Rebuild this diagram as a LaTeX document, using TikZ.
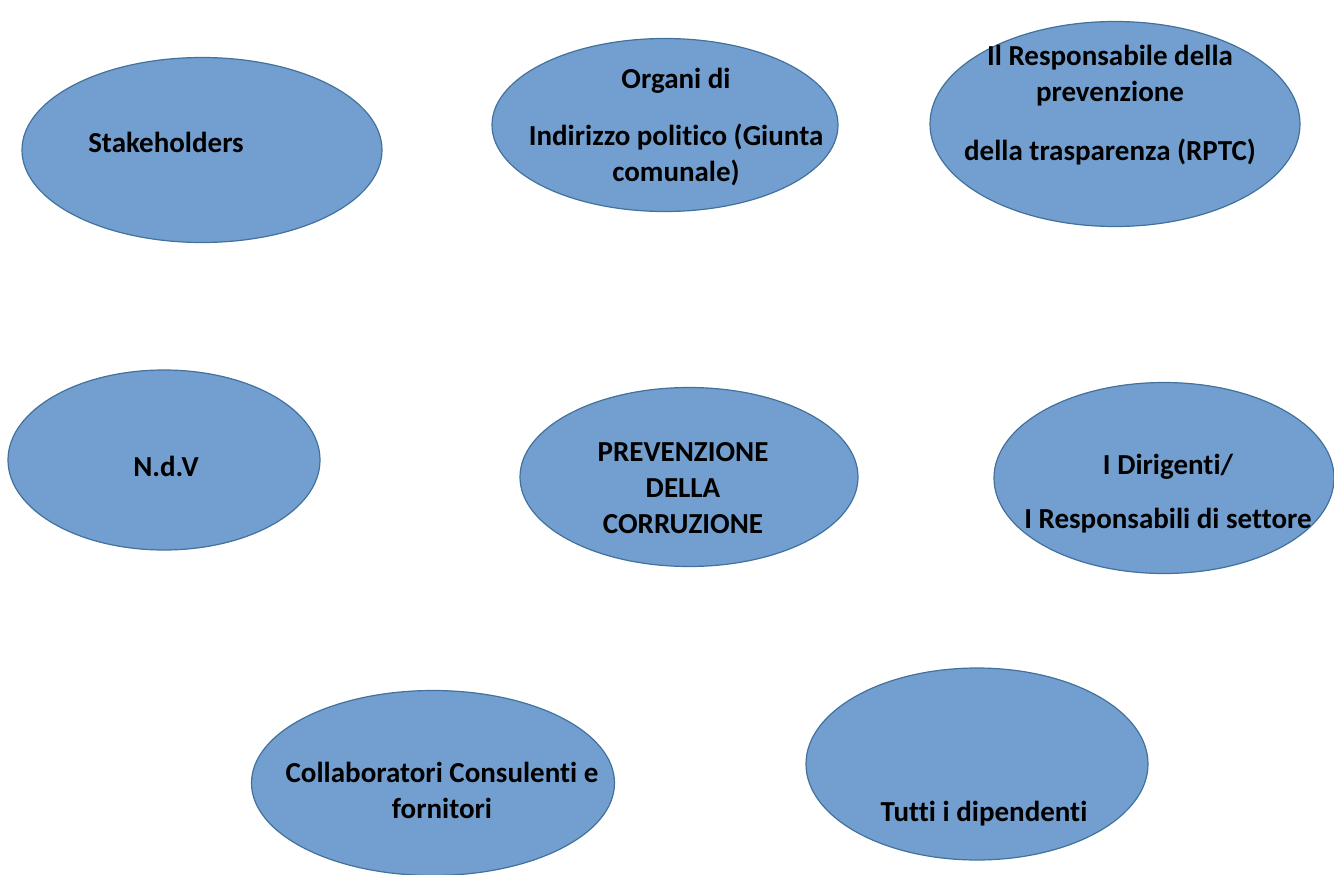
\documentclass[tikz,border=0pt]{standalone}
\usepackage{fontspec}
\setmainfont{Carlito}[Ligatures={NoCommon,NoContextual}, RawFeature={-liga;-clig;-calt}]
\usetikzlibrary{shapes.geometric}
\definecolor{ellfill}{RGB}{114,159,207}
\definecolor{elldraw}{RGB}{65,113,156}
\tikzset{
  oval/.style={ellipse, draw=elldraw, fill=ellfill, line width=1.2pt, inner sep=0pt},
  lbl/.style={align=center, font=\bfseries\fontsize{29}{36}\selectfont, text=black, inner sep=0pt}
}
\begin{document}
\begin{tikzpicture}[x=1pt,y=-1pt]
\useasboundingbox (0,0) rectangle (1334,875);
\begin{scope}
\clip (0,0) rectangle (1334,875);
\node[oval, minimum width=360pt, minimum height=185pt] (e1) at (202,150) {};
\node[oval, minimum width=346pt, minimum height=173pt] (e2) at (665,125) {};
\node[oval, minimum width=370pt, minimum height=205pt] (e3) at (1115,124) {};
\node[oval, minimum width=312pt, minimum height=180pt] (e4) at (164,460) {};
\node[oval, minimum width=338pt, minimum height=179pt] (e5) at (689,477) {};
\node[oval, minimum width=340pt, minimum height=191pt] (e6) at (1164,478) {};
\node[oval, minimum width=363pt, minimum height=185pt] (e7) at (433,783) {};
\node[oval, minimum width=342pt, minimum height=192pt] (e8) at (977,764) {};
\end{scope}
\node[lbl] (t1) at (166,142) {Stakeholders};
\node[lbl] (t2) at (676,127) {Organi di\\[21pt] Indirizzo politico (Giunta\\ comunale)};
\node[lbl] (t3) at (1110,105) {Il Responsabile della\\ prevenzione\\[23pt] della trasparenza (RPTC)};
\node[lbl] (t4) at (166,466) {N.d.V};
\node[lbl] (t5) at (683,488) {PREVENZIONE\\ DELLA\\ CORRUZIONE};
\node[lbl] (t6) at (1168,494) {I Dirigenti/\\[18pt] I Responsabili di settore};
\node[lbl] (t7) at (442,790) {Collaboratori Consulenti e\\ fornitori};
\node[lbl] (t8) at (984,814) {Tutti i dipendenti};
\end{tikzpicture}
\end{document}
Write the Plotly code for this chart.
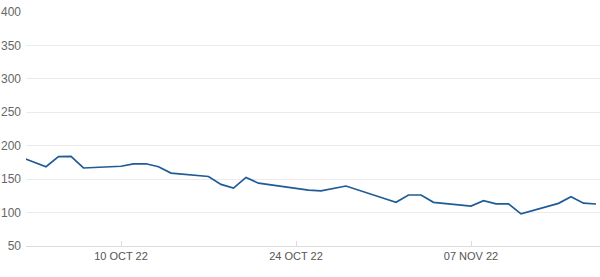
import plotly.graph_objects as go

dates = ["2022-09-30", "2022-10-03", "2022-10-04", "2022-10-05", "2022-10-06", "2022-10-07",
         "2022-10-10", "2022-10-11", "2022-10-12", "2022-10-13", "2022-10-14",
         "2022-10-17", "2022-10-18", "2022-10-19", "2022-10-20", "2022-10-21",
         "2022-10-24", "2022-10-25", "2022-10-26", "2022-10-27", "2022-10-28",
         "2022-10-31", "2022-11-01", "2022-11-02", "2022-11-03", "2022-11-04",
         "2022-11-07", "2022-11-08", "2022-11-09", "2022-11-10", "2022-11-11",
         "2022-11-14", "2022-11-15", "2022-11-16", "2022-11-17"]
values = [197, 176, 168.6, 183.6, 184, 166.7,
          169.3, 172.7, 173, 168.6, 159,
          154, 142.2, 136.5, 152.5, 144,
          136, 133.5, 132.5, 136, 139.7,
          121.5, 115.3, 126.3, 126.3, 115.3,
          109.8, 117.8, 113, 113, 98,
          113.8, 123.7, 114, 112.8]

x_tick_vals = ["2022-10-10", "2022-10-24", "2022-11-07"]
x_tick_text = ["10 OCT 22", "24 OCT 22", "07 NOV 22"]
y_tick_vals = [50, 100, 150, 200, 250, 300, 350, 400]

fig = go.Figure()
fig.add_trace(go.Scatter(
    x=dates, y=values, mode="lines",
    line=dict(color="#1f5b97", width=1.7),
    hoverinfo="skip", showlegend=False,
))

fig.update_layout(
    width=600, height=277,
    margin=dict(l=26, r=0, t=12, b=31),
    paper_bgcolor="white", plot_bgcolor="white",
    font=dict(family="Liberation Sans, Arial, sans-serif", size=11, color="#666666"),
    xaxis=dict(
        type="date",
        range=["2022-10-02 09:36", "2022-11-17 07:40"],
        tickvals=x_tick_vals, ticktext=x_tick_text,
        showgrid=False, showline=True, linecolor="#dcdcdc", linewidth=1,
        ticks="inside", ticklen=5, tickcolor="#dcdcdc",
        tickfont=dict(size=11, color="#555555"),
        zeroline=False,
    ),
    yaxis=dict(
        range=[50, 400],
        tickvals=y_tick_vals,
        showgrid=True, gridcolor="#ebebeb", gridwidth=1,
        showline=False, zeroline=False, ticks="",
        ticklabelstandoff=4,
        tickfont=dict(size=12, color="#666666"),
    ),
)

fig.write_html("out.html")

- [Job]: Leave out the pictures and retype every line above exactly.

- [Complete output]:
Rebuild this diagram as a LaTeX document, using TikZ.
\documentclass[tikz,border=0pt]{standalone}
\usepackage{fontspec}
\setmainfont{Carlito}[Ligatures={NoCommon,NoContextual}, RawFeature={-liga;-clig;-calt}]
\usetikzlibrary{shapes.geometric}
\definecolor{ellfill}{RGB}{114,159,207}
\definecolor{elldraw}{RGB}{65,113,156}
\tikzset{
  oval/.style={ellipse, draw=elldraw, fill=ellfill, line width=1.2pt, inner sep=0pt},
  lbl/.style={align=center, font=\bfseries\fontsize{29}{36}\selectfont, text=black, inner sep=0pt}
}
\begin{document}
\begin{tikzpicture}[x=1pt,y=-1pt]
\useasboundingbox (0,0) rectangle (1334,875);
\begin{scope}
\clip (0,0) rectangle (1334,875);
\node[oval, minimum width=360pt, minimum height=185pt] (e1) at (202,150) {};
\node[oval, minimum width=346pt, minimum height=173pt] (e2) at (665,125) {};
\node[oval, minimum width=370pt, minimum height=205pt] (e3) at (1115,124) {};
\node[oval, minimum width=312pt, minimum height=180pt] (e4) at (164,460) {};
\node[oval, minimum width=338pt, minimum height=179pt] (e5) at (689,477) {};
\node[oval, minimum width=340pt, minimum height=191pt] (e6) at (1164,478) {};
\node[oval, minimum width=363pt, minimum height=185pt] (e7) at (433,783) {};
\node[oval, minimum width=342pt, minimum height=192pt] (e8) at (977,764) {};
\end{scope}
\node[lbl] (t1) at (166,142) {Stakeholders};
\node[lbl] (t2) at (676,127) {Organi di\\[21pt] Indirizzo politico (Giunta\\ comunale)};
\node[lbl] (t3) at (1110,105) {Il Responsabile della\\ prevenzione\\[23pt] della trasparenza (RPTC)};
\node[lbl] (t4) at (166,466) {N.d.V};
\node[lbl] (t5) at (683,488) {PREVENZIONE\\ DELLA\\ CORRUZIONE};
\node[lbl] (t6) at (1168,494) {I Dirigenti/\\[18pt] I Responsabili di settore};
\node[lbl] (t7) at (442,790) {Collaboratori Consulenti e\\ fornitori};
\node[lbl] (t8) at (984,814) {Tutti i dipendenti};
\end{tikzpicture}
\end{document}
Write the Plotly code for this chart.
import plotly.graph_objects as go

dates = ["2022-09-30", "2022-10-03", "2022-10-04", "2022-10-05", "2022-10-06", "2022-10-07",
         "2022-10-10", "2022-10-11", "2022-10-12", "2022-10-13", "2022-10-14",
         "2022-10-17", "2022-10-18", "2022-10-19", "2022-10-20", "2022-10-21",
         "2022-10-24", "2022-10-25", "2022-10-26", "2022-10-27", "2022-10-28",
         "2022-10-31", "2022-11-01", "2022-11-02", "2022-11-03", "2022-11-04",
         "2022-11-07", "2022-11-08", "2022-11-09", "2022-11-10", "2022-11-11",
         "2022-11-14", "2022-11-15", "2022-11-16", "2022-11-17"]
values = [197, 176, 168.6, 183.6, 184, 166.7,
          169.3, 172.7, 173, 168.6, 159,
          154, 142.2, 136.5, 152.5, 144,
          136, 133.5, 132.5, 136, 139.7,
          121.5, 115.3, 126.3, 126.3, 115.3,
          109.8, 117.8, 113, 113, 98,
          113.8, 123.7, 114, 112.8]

x_tick_vals = ["2022-10-10", "2022-10-24", "2022-11-07"]
x_tick_text = ["10 OCT 22", "24 OCT 22", "07 NOV 22"]
y_tick_vals = [50, 100, 150, 200, 250, 300, 350, 400]

fig = go.Figure()
fig.add_trace(go.Scatter(
    x=dates, y=values, mode="lines",
    line=dict(color="#1f5b97", width=1.7),
    hoverinfo="skip", showlegend=False,
))

fig.update_layout(
    width=600, height=277,
    margin=dict(l=26, r=0, t=12, b=31),
    paper_bgcolor="white", plot_bgcolor="white",
    font=dict(family="Liberation Sans, Arial, sans-serif", size=11, color="#666666"),
    xaxis=dict(
        type="date",
        range=["2022-10-02 09:36", "2022-11-17 07:40"],
        tickvals=x_tick_vals, ticktext=x_tick_text,
        showgrid=False, showline=True, linecolor="#dcdcdc", linewidth=1,
        ticks="inside", ticklen=5, tickcolor="#dcdcdc",
        tickfont=dict(size=11, color="#555555"),
        zeroline=False,
    ),
    yaxis=dict(
        range=[50, 400],
        tickvals=y_tick_vals,
        showgrid=True, gridcolor="#ebebeb", gridwidth=1,
        showline=False, zeroline=False, ticks="",
        ticklabelstandoff=4,
        tickfont=dict(size=12, color="#666666"),
    ),
)

fig.write_html("out.html")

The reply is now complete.